As such, we waste less time having to unload the ship and transporting the containers to the eastern USA on doublestack container trains.

All-water transit times from Asia to the East Coast North America (ECNA) via the enlarged Panama Canal will still be significantly longer (about twice as long to New York City) than the combined water/rail time via U.S. or Canadian West Coast ports, counting from the minute the ship leaves the dock in Asia to the minute the box reaches its consignee’s dock on rubber tires. Moreover, ECNA ports are not capable of accepting the Super-Post-Panamax (10,500 TEU) vessels, the maximum size vessel the new locks will accept, and will require additional dredging, heavy revisions and enlargements to port facilities to accept the larger ships, major increase in railroad infrastructure, and in the case of the most important ECNA port, New York-New Jersey, raising the Bayonne Bridge at a cost of $600 million.

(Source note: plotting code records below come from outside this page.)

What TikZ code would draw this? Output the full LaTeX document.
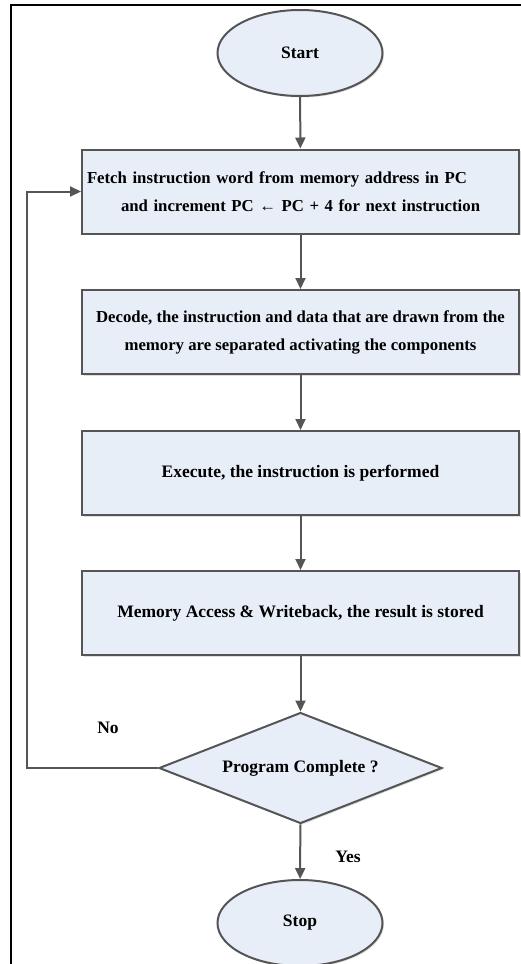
\documentclass[tikz,border=0pt]{standalone}
\usepackage{fontspec}
\setmainfont{Liberation Serif}
\usetikzlibrary{shapes.geometric,arrows.meta,shadows}
\definecolor{linegray}{HTML}{555555}
\definecolor{boxblue}{HTML}{E8EEF8}
\tikzset{
  every node/.style={font=\bfseries\fontsize{17.5}{28}\selectfont},
  narrowtext/.style={font=\bfseries\fontsize{16.75}{28}\selectfont},
  stepshade/.style={drop shadow={opacity=0.25,shadow xshift=1.5pt,shadow yshift=-1.5pt}},
  term/.style={ellipse,draw=linegray,fill=boxblue,line width=2pt,
    minimum width=165pt,minimum height=86pt,inner sep=0pt,stepshade},
  stage/.style={rectangle,draw=linegray,fill=boxblue,line width=2pt,
    minimum width=437pt,minimum height=84pt,inner sep=0pt,align=center,stepshade},
  test/.style={diamond,draw=linegray,fill=boxblue,line width=2pt,aspect=2.5,
    minimum width=283pt,minimum height=111pt,inner sep=0pt,stepshade},
  flow/.style={draw=linegray,line width=2pt,-{Triangle[length=11pt,width=10pt]}}
}
\begin{document}
\begin{tikzpicture}[x=1pt,y=-1pt]
  \useasboundingbox (0,0) rectangle (521,964);
  \draw[line width=1.5pt] (11,964) -- (11,5) -- (521,5);
  \draw
    (300,53) node[term] (start){Start}
    (300.5,191.5) node[stage,narrowtext,align=left,text width=427pt,inner xsep=5pt] (fetch)
      {Fetch instruction word from memory address in PC\\
       \hspace*{34pt}and increment PC ← PC + 4 for next instruction}
    (300.5,332) node[stage,narrowtext] (decode)
      {Decode, the instruction and data that are drawn from the\\
       memory are separated activating the components}
    (300.5,473) node[stage] (execute){Execute, the instruction is performed}
    (300.5,613) node[stage] (memory){Memory Access \& Writeback, the result is stored}
    (300.5,768) node[test] (done){Program Complete ?}
    (300,923) node[term] (stop){Stop}
    (108,728) node (no){No}
    (348,857) node (yes){Yes};
  \coordinate (loop) at (27,768);
  \begin{scope}[flow]
    \draw (start) to (fetch);
    \draw (fetch) to (decode);
    \draw (decode) to (execute);
    \draw (execute) to (memory);
    \draw (memory) to (done);
    \draw (done) to (stop);
    \draw (done.west) -- (loop) |- (fetch.west);
  \end{scope}
\end{tikzpicture}
\end{document}
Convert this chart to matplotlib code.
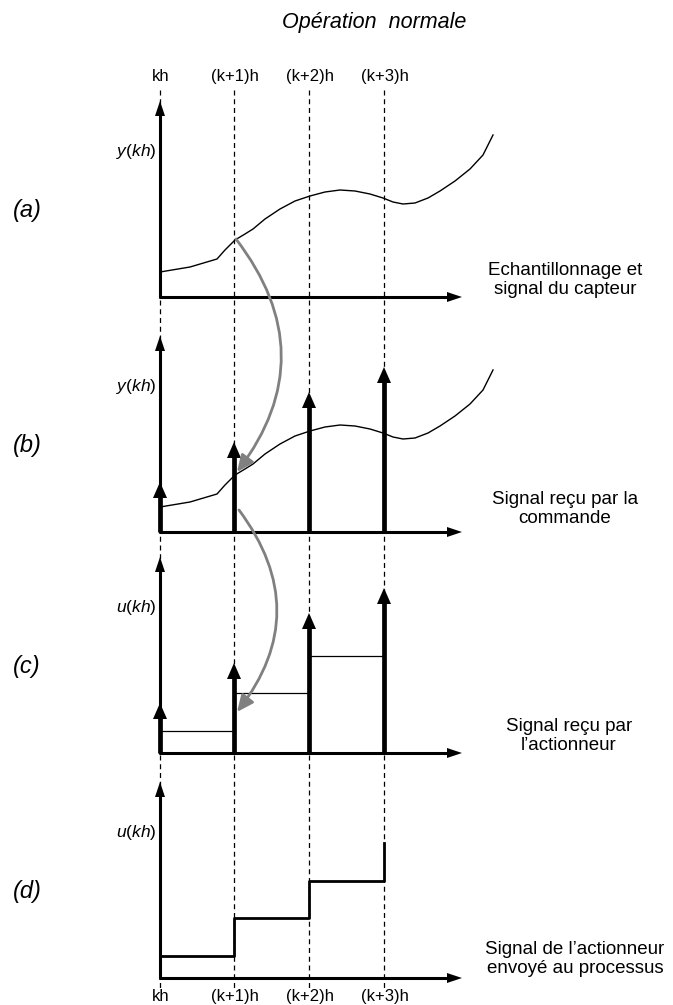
import matplotlib
matplotlib.use("Agg")
import matplotlib.pyplot as plt
from matplotlib.patches import FancyArrowPatch

plt.rcParams["font.family"] = ["Liberation Sans", "DejaVu Sans"]
plt.rcParams["mathtext.fontset"] = "custom"
plt.rcParams["mathtext.rm"] = "Liberation Sans"
plt.rcParams["mathtext.it"] = "Liberation Sans:italic"

# sample instants (x in pixels) and labels
sample_x = [160, 234, 309, 384]
sample_labels = ["kh", "(k+1)h", "(k+2)h", "(k+3)h"]

# baselines of the four panels (pixels from the top)
baselines = [297, 532, 753, 978]
panel_tags = ["(a)", "(b)", "(c)", "(d)"]
axis_labels = [r"$y(kh)$", r"$y(kh)$", r"$u(kh)$", r"$u(kh)$"]
side_texts = [
    "Echantillonnage et\nsignal du capteur",
    "Signal reçu par la\ncommande",
    "Signal reçu par\nl\u2019actionneur",
    "Signal de l\u2019actionneur\nenvoyé au processus",
]
side_x = [565, 565, 569, 575]
side_dy = [17, 23, 17, 19]

# sensor signal (height above baseline)
curve_x = [160, 190, 217, 225, 235, 245, 253, 265, 280, 295, 310, 325, 340,
           355, 370, 383, 393, 403, 415, 428, 440, 455, 470, 483, 493]
curve_h = [25, 30, 38, 47, 57, 63, 68, 78, 88, 96, 101, 105, 107,
           106, 103, 99, 95, 93, 94, 99, 106, 116, 128, 142, 162]

# impulse heights received in (b) and (c)
impulse_h = [50, 90, 140, 165]
# held control levels
held_levels = [22, 60, 97, 135]
axis_height = 196

fig = plt.figure(figsize=(6.73, 10.05), dpi=100)
ax = fig.add_axes([0, 0, 1, 1])
ax.set_xlim(0, 673)
ax.set_ylim(1005, 0)
ax.axis("off")


def up_arrow(x, y0, y1, lw, head_w, head_l, color="black", z=4):
    ax.plot([x, x], [y0, y1 + head_l * 0.5], color=color, lw=lw,
            solid_capstyle="butt", zorder=z)
    ax.fill([x - head_w / 2, x + head_w / 2, x], [y1 + head_l, y1 + head_l, y1],
            color=color, lw=0, zorder=z)


def right_arrow(y, x0, x1, lw, head_w, head_l):
    ax.plot([x0, x1 - head_l * 0.5], [y, y], color="black", lw=lw,
            solid_capstyle="butt", zorder=4)
    ax.fill([x1 - head_l, x1 - head_l, x1], [y - head_w / 2, y + head_w / 2, y],
            color="black", lw=0, zorder=4)


ax.text(374, 22, "Opération  normale", ha="center", va="center",
        fontsize=15.5, style="italic")

# dashed sampling lines
for x in sample_x:
    ax.plot([x, x], [90, 990], color="black", lw=0.9, ls=(0, (4, 3)), zorder=1)
for x, lab in zip(sample_x, sample_labels):
    ax.text(x + 1, 76, lab, ha="center", va="center", fontsize=12)
    ax.text(x + 1, 996, lab, ha="center", va="center", fontsize=12)

for i, base in enumerate(baselines):
    # axes
    up_arrow(sample_x[0], base + 1, base - axis_height, 2.2, 10, 15)
    right_arrow(base, sample_x[0] - 1, 462, 2.2, 10, 15)
    ax.text(27, base - 87, panel_tags[i], ha="center", va="center",
            fontsize=17, style="italic")
    ax.text(136, base - 146, axis_labels[i], ha="center", va="center",
            fontsize=12.5)
    ax.text(side_x[i], base - side_dy[i], side_texts[i], ha="center",
            va="center", fontsize=13.5, linespacing=1.2)

# (a) and (b) sensor signal
for base in baselines[:2]:
    ax.plot(curve_x, [base - h for h in curve_h], color="black", lw=1.0,
            zorder=3)

# (b) and (c) impulses
for base in baselines[1:3]:
    for x, h in zip(sample_x, impulse_h):
        up_arrow(x, base, base - h, 3.4, 14, 16, z=5)

# (c) held levels, thin
base = baselines[2]
for j in range(3):
    ax.plot([sample_x[j], sample_x[j + 1]],
            [base - held_levels[j], base - held_levels[j]],
            color="black", lw=0.9, zorder=3)

# (d) zero-order hold
base = baselines[3]
step_x, step_y = [], []
for j in range(3):
    step_x += [sample_x[j], sample_x[j + 1]]
    step_y += [base - held_levels[j], base - held_levels[j]]
step_x.append(sample_x[3])
step_y.append(base - held_levels[3])
ax.plot(step_x, step_y, color="black", lw=2.0, zorder=3)

# grey transfer arrows: (a) -> (b) and (b) -> (c)
transfers = [((sample_x[1] + 2, baselines[0] - 58), (sample_x[1] + 3, baselines[1] - 60)),
             ((sample_x[1] + 5, baselines[1] - 22), (sample_x[1] + 3, baselines[2] - 41))]
for start, end in transfers:
    arr = FancyArrowPatch(start, end, connectionstyle="arc3,rad=-0.38",
                          arrowstyle="-|>,head_length=1.0,head_width=0.45",
                          mutation_scale=10, color="#808080", lw=2.0, zorder=6,
                          shrinkA=0, shrinkB=0)
    ax.add_patch(arr)

fig.savefig("out.png", dpi=100)
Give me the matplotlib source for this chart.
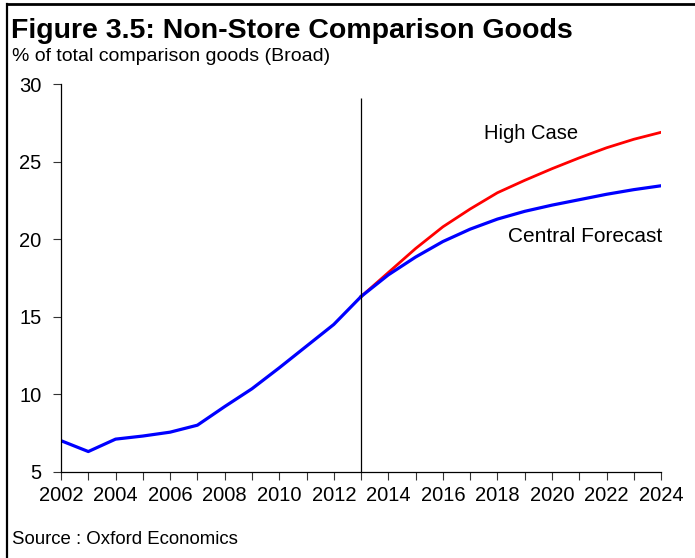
import matplotlib
matplotlib.use("Agg")
import matplotlib.pyplot as plt
from matplotlib.lines import Line2D

plt.rcParams['font.family'] = ['Liberation Sans', 'DejaVu Sans']

# history up to 2013, then two forecast paths
years_hist = [2002, 2003, 2004, 2005, 2006, 2007, 2008, 2009, 2010, 2011, 2012, 2013]
share_hist = [7.0, 6.3, 7.1, 7.3, 7.55, 8.0, 9.2, 10.35, 11.7, 13.1, 14.5, 16.3]

years_fc = [2013, 2014, 2015, 2016, 2017, 2018, 2019, 2020, 2021, 2022, 2023, 2024]
central = [16.3, 17.7, 18.85, 19.85, 20.65, 21.3, 21.8, 22.2, 22.55, 22.9, 23.2, 23.45]
high = [16.3, 17.85, 19.4, 20.8, 21.95, 23.0, 23.8, 24.55, 25.25, 25.9, 26.45, 26.9]

xticks = list(range(2002, 2025, 2))
yticks = [5, 10, 15, 20, 25, 30]

fig = plt.figure(figsize=(6.95, 5.58), dpi=100)
ax = fig.add_axes([0.0878, 0.1547, 0.8634, 0.6943])

ax.plot(years_hist, share_hist, color='#0000ff', lw=2.3, solid_joinstyle='round')
ax.plot(years_fc, high, color='#ff0000', lw=2.0, solid_joinstyle='round')
ax.plot(years_fc, central, color='#0000ff', lw=2.3, solid_joinstyle='round')
ax.vlines(2013, 5, 29.1, color='black', lw=0.9)

ax.set_xlim(2002, 2024)
ax.set_ylim(5, 30)
ax.set_xticks(xticks)
ax.set_xticks(range(2002, 2025), minor=True)
ax.set_yticks(yticks)
ax.tick_params(axis='both', which='both', direction='out', length=6, width=0.8,
               labelsize=14.5, color='#333333')
ax.tick_params(axis='x', pad=4)
ax.tick_params(axis='y', pad=8)
for s in ('top', 'right'):
    ax.spines[s].set_visible(False)
for s in ('left', 'bottom'):
    ax.spines[s].set_linewidth(0.9)

ax.text(2019.25, 26.85, 'High Case', fontsize=14.5, ha='center', va='center')
ax.text(2024.05, 20.2, 'Central Forecast', fontsize=15, ha='right', va='center')

fig.text(0.016, 0.945, 'Figure 3.5: Non-Store Comparison Goods', fontsize=20.5,
         fontweight='bold', ha='left', va='center')
fig.text(0.017, 0.899, '% of total comparison goods (Broad)', fontsize=14,
         ha='left', va='center')
fig.text(0.017, 0.034, 'Source : Oxford Economics', fontsize=13.4,
         ha='left', va='center')

# frame lines along top and left edge
fig.add_artist(Line2D([0.01, 1.0], [0.9935, 0.9935], color='black', lw=2,
                      transform=fig.transFigure))
fig.add_artist(Line2D([0.01, 0.01], [0.0, 0.9935], color='black', lw=1.6,
                      transform=fig.transFigure))

fig.savefig('out.png', dpi=100)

The big growth market for the enlarged Panama Canal is Asia-East Coast South America (ECSA) container trade, and bulk shipping between Asia and ECSA. As the ship originates further south in Asia, transit times to ECNA become less via the Suez Canal than the Panama Canal; the break-even point to New York City is the port of Laem Chabang, Thailand – shipments originating to the west of that point have lower transit times through the Suez Canal.

RWM

Just curious- how many trains would be made up from a 10,500 TEU ship?

Depends on train length and what kind of equipment it uses – well cars are not all equal in length because some can accept up to 53’ domestic boxes while others can only accept up to 40’ steamship boxes. If the train uses only well cars that are 40’ capable (which gives greater box density per train length), those cars, if five-well, are 247’ long An 8,000-foot train, after deducting for four locomotives, would have 31 five-well cars or 620 TEU. A 10,000-foot train after deducting for five locomotives would have 39 five-well cars or 780 TEU. So, for a 10,500 TEU ship, it takes 17 8,000-foot trains or 13.5 10,000-foot trains.

For a sort of average rule-of-thumb for double-stack trains considering domestics and internationals, and all the different equipment types floating around, 500 TEU is a nominal number.